Topological defect states in elastic phononic plates

TL;DR

This paper explores how topological defects like disclinations and dislocations in elastic phononic plates create robust, localized wave states that are immune to disturbances, opening new avenues in topological mechanics.

Contribution

It introduces topological defect states in elastic phononic plates, demonstrating their ability to produce protected waveguides and resonators with robustness against disturbances.

Findings

Topological defect states localize around defect boundaries.

Interface states are immune to finite size effects.

Disclinations produce pentagonal core structures with localized states.

Abstract

Topological defects (including disclinations and dislocations) which commonly exist in various materials have shown an amazing ability to produce excellent mechanical and physical properties of matters. In this paper, disclinations and dislocations are firstly introduced into the valley-polarized elastic phononic plate. Deformation of the lattice yields the interface expressing as the topologically protected wave guiding, due to the valley-polarized phase transition of phononic crystals (PnCs) across the interface. Then, disclinations are introduced into the Wannier-type elastic phononic plate. The deformation of the lattice yielded by disclinations produces a pentagonal core with the local five-fold symmetry.
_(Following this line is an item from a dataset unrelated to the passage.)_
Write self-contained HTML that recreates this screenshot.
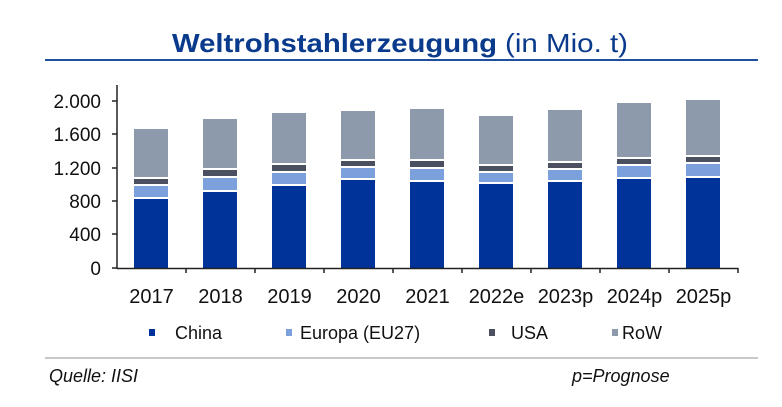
<!DOCTYPE html>
<html><head><meta charset="utf-8"><style>
html,body{margin:0;padding:0;background:#fff;}
svg{display:block;font-family:"Liberation Sans",sans-serif;}
</style></head><body>
<svg width="782" height="407" viewBox="0 0 782 407" xmlns="http://www.w3.org/2000/svg">
<text x="172" y="52" font-size="26" font-weight="bold" fill="#0a3a8c" textLength="325" lengthAdjust="spacingAndGlyphs">Weltrohstahlerzeugung</text>
<text x="505" y="52" font-size="26" fill="#0a3a8c" textLength="123" lengthAdjust="spacingAndGlyphs">(in Mio. t)</text>
<line x1="45" y1="60" x2="758" y2="60" stroke="#1f4e9c" stroke-width="2"/>
<g font-size="19" fill="#111" text-anchor="end">
<text x="101" y="108">2.000</text>
<text x="101" y="141">1.600</text>
<text x="101" y="175">1.200</text>
<text x="101" y="208">800</text>
<text x="101" y="241">400</text>
<text x="101" y="275">0</text>
</g>
<g fill="#003399">
<rect x="134" y="199" width="34" height="69"/><rect x="203" y="192" width="34" height="76"/><rect x="272" y="186" width="34" height="82"/><rect x="341" y="180" width="34" height="88"/><rect x="410" y="182" width="34" height="86"/><rect x="479" y="184" width="34" height="84"/><rect x="548" y="182" width="34" height="86"/><rect x="617" y="179" width="34" height="89"/><rect x="686" y="178" width="34" height="90"/>
</g>
<g fill="#7ba0db">
<rect x="134" y="186" width="34" height="11"/><rect x="203" y="178" width="34" height="12"/><rect x="272" y="173" width="34" height="11"/><rect x="341" y="168" width="34" height="10"/><rect x="410" y="169" width="34" height="11"/><rect x="479" y="173" width="34" height="9"/><rect x="548" y="170" width="34" height="10"/><rect x="617" y="166" width="34" height="11"/><rect x="686" y="164" width="34" height="12"/>
</g>
<g fill="#4a5060">
<rect x="134" y="179" width="34" height="5"/><rect x="203" y="170" width="34" height="6"/><rect x="272" y="165" width="34" height="6"/><rect x="341" y="161" width="34" height="5"/><rect x="410" y="161" width="34" height="6"/><rect x="479" y="166" width="34" height="5"/><rect x="548" y="163" width="34" height="5"/><rect x="617" y="159" width="34" height="5"/><rect x="686" y="157" width="34" height="5"/>
</g>
<g fill="#8c9aab">
<rect x="134" y="129" width="34" height="48"/><rect x="203" y="119" width="34" height="49"/><rect x="272" y="113" width="34" height="50"/><rect x="341" y="111" width="34" height="48"/><rect x="410" y="109" width="34" height="50"/><rect x="479" y="116" width="34" height="48"/><rect x="548" y="110" width="34" height="51"/><rect x="617" y="103" width="34" height="54"/><rect x="686" y="100" width="34" height="55"/>
</g>
<g stroke="#222" stroke-width="1.5">
<line x1="117" y1="85" x2="117" y2="269"/>
<line x1="117" y1="268.5" x2="738" y2="268.5"/>
<line x1="112" y1="101" x2="117" y2="101"/><line x1="112" y1="134" x2="117" y2="134"/><line x1="112" y1="168" x2="117" y2="168"/><line x1="112" y1="201" x2="117" y2="201"/><line x1="112" y1="234" x2="117" y2="234"/><line x1="112" y1="268" x2="117" y2="268"/>
<line x1="186" y1="268" x2="186" y2="273"/><line x1="255" y1="268" x2="255" y2="273"/><line x1="324" y1="268" x2="324" y2="273"/><line x1="393" y1="268" x2="393" y2="273"/><line x1="462" y1="268" x2="462" y2="273"/><line x1="531" y1="268" x2="531" y2="273"/><line x1="600" y1="268" x2="600" y2="273"/><line x1="669" y1="268" x2="669" y2="273"/><line x1="738" y1="268" x2="738" y2="273"/>
</g>
<g font-size="20" fill="#111" text-anchor="middle">
<text x="151.5" y="303">2017</text><text x="220.5" y="303">2018</text><text x="289.5" y="303">2019</text><text x="358.5" y="303">2020</text><text x="427.5" y="303">2021</text><text x="496.5" y="303">2022e</text><text x="565.5" y="303">2023p</text><text x="634.5" y="303">2024p</text><text x="703.5" y="303">2025p</text>
</g>
<g font-size="18" fill="#111">
<rect x="149" y="329" width="6" height="7" fill="#003399"/><text x="175" y="339">China</text>
<rect x="286" y="329" width="6" height="7" fill="#7ba0db"/><text x="300" y="339">Europa (EU27)</text>
<rect x="489" y="329" width="6" height="7" fill="#4a5060"/><text x="511" y="339">USA</text>
<rect x="612" y="329" width="6" height="7" fill="#8c9aab"/><text x="622" y="339">RoW</text>
</g>
<line x1="45" y1="358" x2="758" y2="358" stroke="#c8c8c8" stroke-width="2"/>
<g font-size="18" font-style="italic" fill="#111">
<text x="49" y="382">Quelle: IISI</text>
<text x="572" y="382">p=Prognose</text>
</g>
</svg>
</body></html>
The topological bound states are well localized around the boundaries of the pentagonal cores with and without the hollow regions. The topological interface state and the topological bound state immunize against the finite sizes and the moderate disturbances of plates, essentially differing from the trivial defect states. The discovery of topological defect states unveils a new horizon in topological mechanics and physics, and it provides a novel platform to implement large-scale elastic devices with robust topological waveguides and resonators.